Al Qaeda helped the Taliban, so the Taliban will help al Qaeda
BY Herschel Smith15 years, 7 months ago
Irishtimes.com is carrying an informative interview with a Taliban commander whose name is undisclosed. The interview rambles for a while, but several salient points are lifted out and repeated below.
“We do not have the weapons the Americans have, we have no airplanes, but we have suicide bombings.” He is somewhat nonchalant when asked about the Taliban’s links with al-Qaeda militants. “Al-Qaeda helped the Taliban so the Taliban will help al-Qaeda,” he shrugs.
But, he adds, the Taliban’s goals are limited to Afghanistan. “We want peace in our land and an Islamic government,” he explains …
Asked why he joined the insurgency, [another Taliban commander] responds with another question. “If I came to your home and started fighting you, what would you do?” He complains about US air strikes that result in civilian casualties. “Why do the Americans attack our villages from the air, our wedding parties? Why do they kill small children in this way? They won’t come fight us face to face . . . I don’t like war but I have to fight the Americans.”
There is a wealth of information given to us in these short sentences. First of all, for those whose plans revolve around settling scores and negotiating with the Taliban, it should be known that the Taliban don’t intend to force al Qaeda out of Afghanistan.
We have analyzed in detail the globalist sentiments of the Tehrik-i-Taliban (or Pakistan Taliban), who are perhaps more oriented towards a world wide insurgency than is the Afghan Taliban. But with respect to Afghanistan as a safe haven for al Qaeda, there is little pragmatic difference between globalists and those who would give globalists sanctuary.
The second thing we learn is that we are utterly failing at the information war. This Taliban commander cannot be swayed. He will live [and perhaps die] as a fighter on the field of battle with the U.S. But the telling part of the interview is that he is willing to inform the interviewer that he will support al Qaeda, and yet is willing to posit the question “If I came to your home and started fighting you, what would you do?”
“But you did,” the interviewer should have said. Your having offered sanctuary to al Qaeda allowed the Hamburg cell to receive money, ideological training, support and motivation within Afghanistan, and here is a picture of some of the 3000 people who died that awful day as a result of your policy.

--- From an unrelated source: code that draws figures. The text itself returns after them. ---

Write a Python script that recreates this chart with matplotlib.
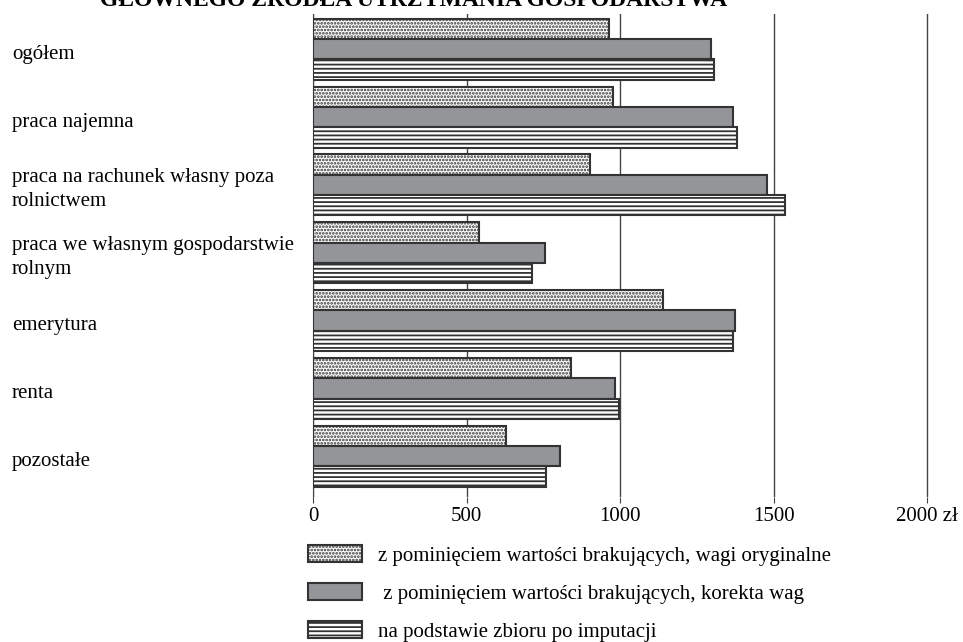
#!/usr/bin/env python3
"""Income by main source of household maintenance - horizontal grouped bars."""

import matplotlib

matplotlib.use("Agg")
import matplotlib.pyplot as plt
import matplotlib.transforms as mtransforms
import numpy as np
from matplotlib.patches import Patch

categories = [
    "ogółem",
    "praca najemna",
    "praca na rachunek własny poza\nrolnictwem",
    "praca we własnym gospodarstwie\nrolnym",
    "emerytura",
    "renta",
    "pozostałe",
]
orig_weights = [965, 977, 902, 541, 1140, 840, 629]
corrected_weights = [1296, 1368, 1479, 756, 1375, 984, 805]
imputed = [1306, 1381, 1537, 713, 1368, 997, 759]

series_labels = [
    "z pominięciem wartości brakujących, wagi oryginalne",
    " z pominięciem wartości brakujących, korekta wag",
    "na podstawie zbioru po imputacji",
]
xticks = [0, 500, 1000, 1500, 2000]
xtick_labels = ["0", "500", "1000", "1500", "2000 zł"]

plt.rcParams["font.family"] = ["Liberation Serif", "DejaVu Serif"]
plt.rcParams["hatch.linewidth"] = 1.3

EDGE = "#333333"
GRAY = "#939598"

fig = plt.figure(figsize=(9.63, 6.42), dpi=100)
ax = fig.add_axes([313 / 963, 1 - 497 / 642, (958 - 313) / 963, (497 - 14) / 642])

y = np.arange(len(categories))
h = 0.3
styles = [
    dict(facecolor="white", hatch=".....", edgecolor=EDGE),
    dict(facecolor=GRAY, hatch=None, edgecolor=EDGE),
    dict(facecolor="white", hatch="----", edgecolor=EDGE),
]
for i, (vals, st) in enumerate(zip([orig_weights, corrected_weights, imputed], styles)):
    ax.barh(y + (i - 1) * h, vals, height=h, linewidth=1.5, zorder=3, **st)

ax.set_xlim(0, 2100)
ax.set_ylim(6.6, -0.52)
ax.set_xticks(xticks)
ax.set_xticklabels(xtick_labels, fontsize=15)
ax.set_yticks([])
ax.grid(axis="x", color="#444444", linewidth=1.0, zorder=0)
ax.tick_params(axis="x", length=4, color="#444444", pad=3)
for side in ["top", "right", "bottom"]:
    ax.spines[side].set_visible(False)
ax.spines["left"].set_color("#444444")

label_trans = mtransforms.blended_transform_factory(fig.transFigure, ax.transData)
label_trans = label_trans + mtransforms.ScaledTranslation(0, -5 / 100, fig.dpi_scale_trans)
for yi, cat in zip(y, categories):
    ax.text(12 / 963, yi, cat, transform=label_trans, fontsize=15,
            ha="left", va="center", linespacing=1.35)

fig.text(100 / 963, 1 - 6 / 642, "GŁÓWNEGO ŹRÓDŁA UTRZYMANIA GOSPODARSTWA",
         fontsize=17, fontweight="bold", ha="left", va="baseline")

handles = [Patch(linewidth=1.5, **st) for st in styles]
fig.legend(handles, series_labels, loc="upper left",
           bbox_to_anchor=(308 / 963, 1 - 545 / 642), frameon=False,
           fontsize=15, handlelength=2.6, handleheight=0.9,
           handletextpad=0.75, labelspacing=0.82, borderpad=0,
           borderaxespad=0)

fig.savefig("out.png", dpi=100)
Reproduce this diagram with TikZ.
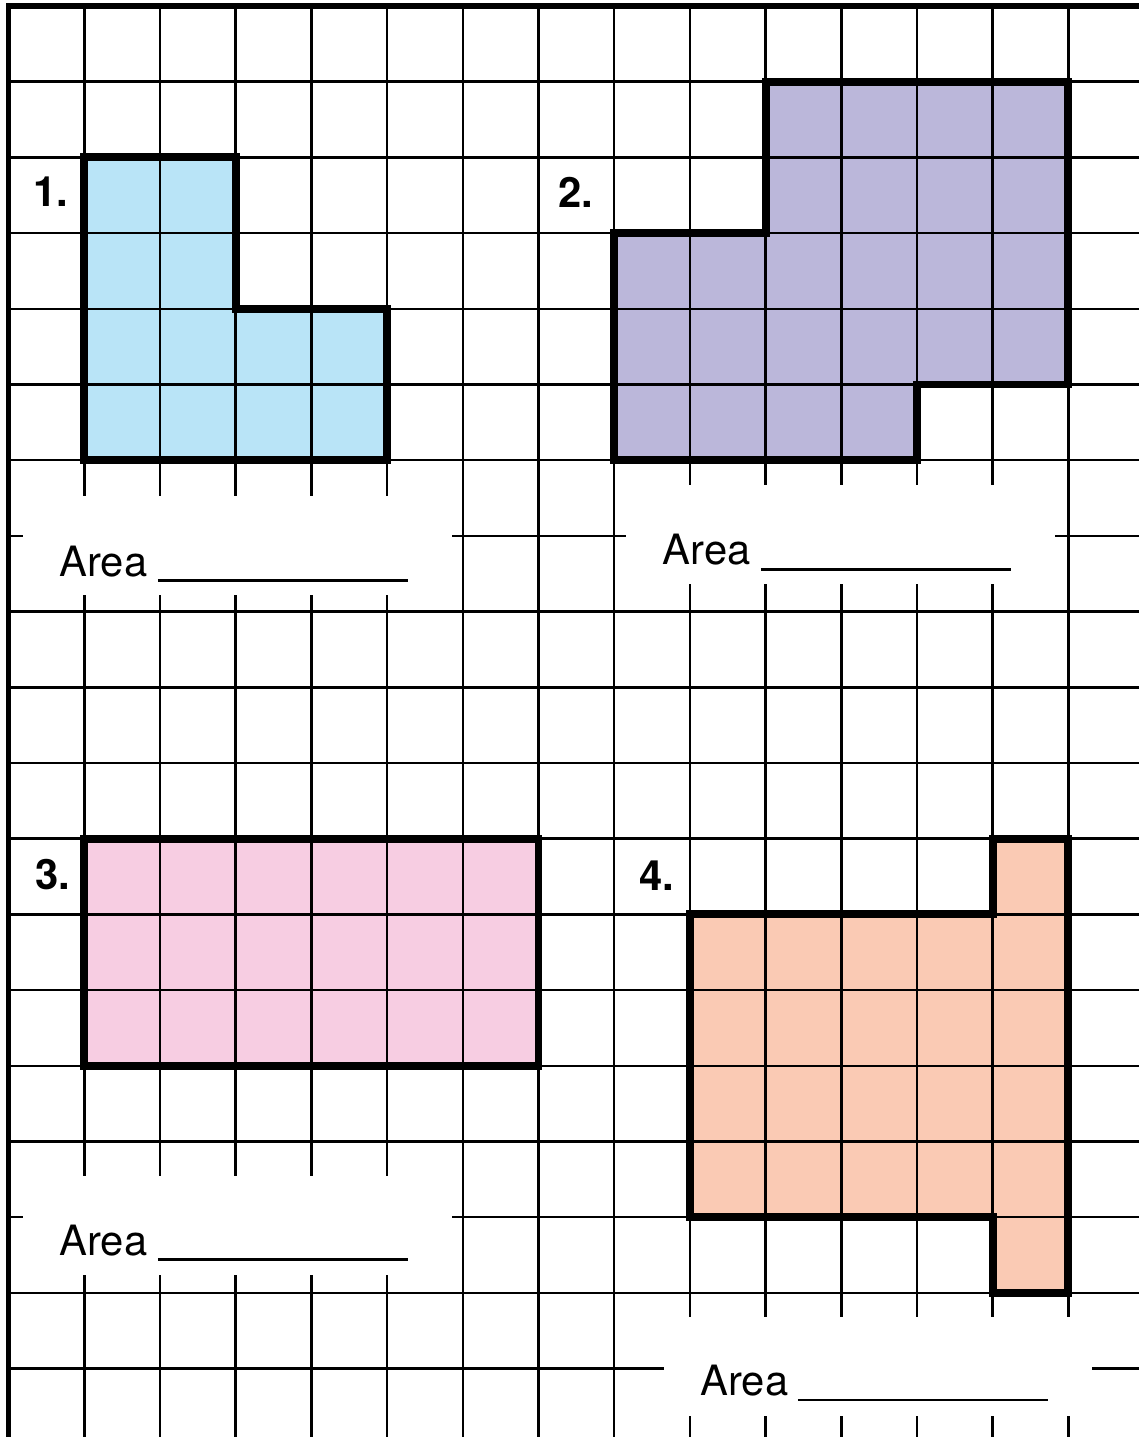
\documentclass[tikz,border=0pt]{standalone}
\usepackage{fontspec}
\setmainfont{TeX Gyre Heros}
\definecolor{sblue}{RGB}{185,228,247}
\definecolor{spurple}{RGB}{187,183,218}
\definecolor{spink}{RGB}{247,205,226}
\definecolor{speach}{RGB}{250,202,180}
\begin{document}
\begin{tikzpicture}[x=1cm,y=-1cm,
  gridline/.style={line width=0.95pt,black},
  outline/.style={line width=3pt,black,line join=miter},
  border/.style={line width=1.9pt,black,line join=miter},
  whitebox/.style={fill=white,draw=none},
  uline/.style={line width=1.1pt,black},
  lbl/.style={anchor=base west,inner sep=0pt,font=\fontsize{15.7}{18}\selectfont},
  num/.style={anchor=base west,inner sep=0pt,font=\bfseries\fontsize{15.7}{18}\selectfont}]
\useasboundingbox[fill=white] (-0.1136,-0.0793) rectangle (14.933,18.904);
% fills
\fill[sblue] (1,2) -- (3,2) -- (3,4) -- (5,4) -- (5,6) -- (1,6) -- cycle;
\fill[spurple] (10,1) -- (14,1) -- (14,5) -- (12,5) -- (12,6) -- (8,6) -- (8,3) -- (10,3) -- cycle;
\fill[spink] (1,11) rectangle (7,14);
\fill[speach] (9,12) -- (13,12) -- (13,11) -- (14,11) -- (14,17) -- (13,17) -- (13,16) -- (9,16) -- cycle;
% grid
\foreach \k in {1,...,14} \draw[gridline] (\k,0) -- (\k,18.904);
\foreach \j in {1,...,18} \draw[gridline] (0,\j) -- (14.933,\j);
% white label boxes
\fill[whitebox] (0.190,6.473) rectangle (5.857,7.781);
\fill[whitebox] (8.156,6.328) rectangle (13.823,7.636);
\fill[whitebox] (0.190,15.456) rectangle (5.857,16.764);
\fill[whitebox] (8.658,17.318) rectangle (14.312,18.626);
% outlines
\draw[outline] (1,2) -- (3,2) -- (3,4) -- (5,4) -- (5,6) -- (1,6) -- cycle;
\draw[outline] (10,1) -- (14,1) -- (14,5) -- (12,5) -- (12,6) -- (8,6) -- (8,3) -- (10,3) -- cycle;
\draw[outline] (1,11) -- (7,11) -- (7,14) -- (1,14) -- cycle;
\draw[outline] (9,12) -- (13,12) -- (13,11) -- (14,11) -- (14,17) -- (13,17) -- (13,16) -- (9,16) -- cycle;
% border
\draw[border] (0,18.904) -- (0,0) -- (14.933,0);
% numbers
\node[num] (n1) at (0.322,2.642) {1.};
\node[num] (n2) at (7.257,2.668) {2.};
\node[num] (n3) at (0.349,11.665) {3.};
\node[num] (n4) at (8.328,11.678) {4.};
% area labels
\node[lbl] (a1) at (0.666,7.530) {Area};
\coordinate (u1s) at (1.973,7.587); \coordinate (u1e) at (5.276,7.587);
\draw[uline] (u1s) -- (u1e);
\node[lbl] (a2) at (8.636,7.384) {Area};
\coordinate (u2s) at (9.939,7.441); \coordinate (u2e) at (13.242,7.441);
\draw[uline] (u2s) -- (u2e);
\node[lbl] (a3) at (0.666,16.512) {Area};
\coordinate (u3s) at (1.973,16.565); \coordinate (u3e) at (5.276,16.565);
\draw[uline] (u3s) -- (u3e);
\node[lbl] (a4) at (9.133,18.362) {Area};
\coordinate (u4s) at (10.428,18.415); \coordinate (u4e) at (13.725,18.415);
\draw[uline] (u4s) -- (u4e);
\end{tikzpicture}
\end{document}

Then again, this kind of hard ball questioning might have gotten the interviewer killed on the spot. But in spite of the softball interview, we learn that the Taliban still believe that it’s effective in front of their own people to parrot this ridiculous meme about the Americans coming to their doorstep to war against Afghans.
We simply must do better at communicating to the Afghan people what is really going on and what’s at stake. The Taliban have the upper hand in this information and communications warfare, and they are using it to their tactical advantage.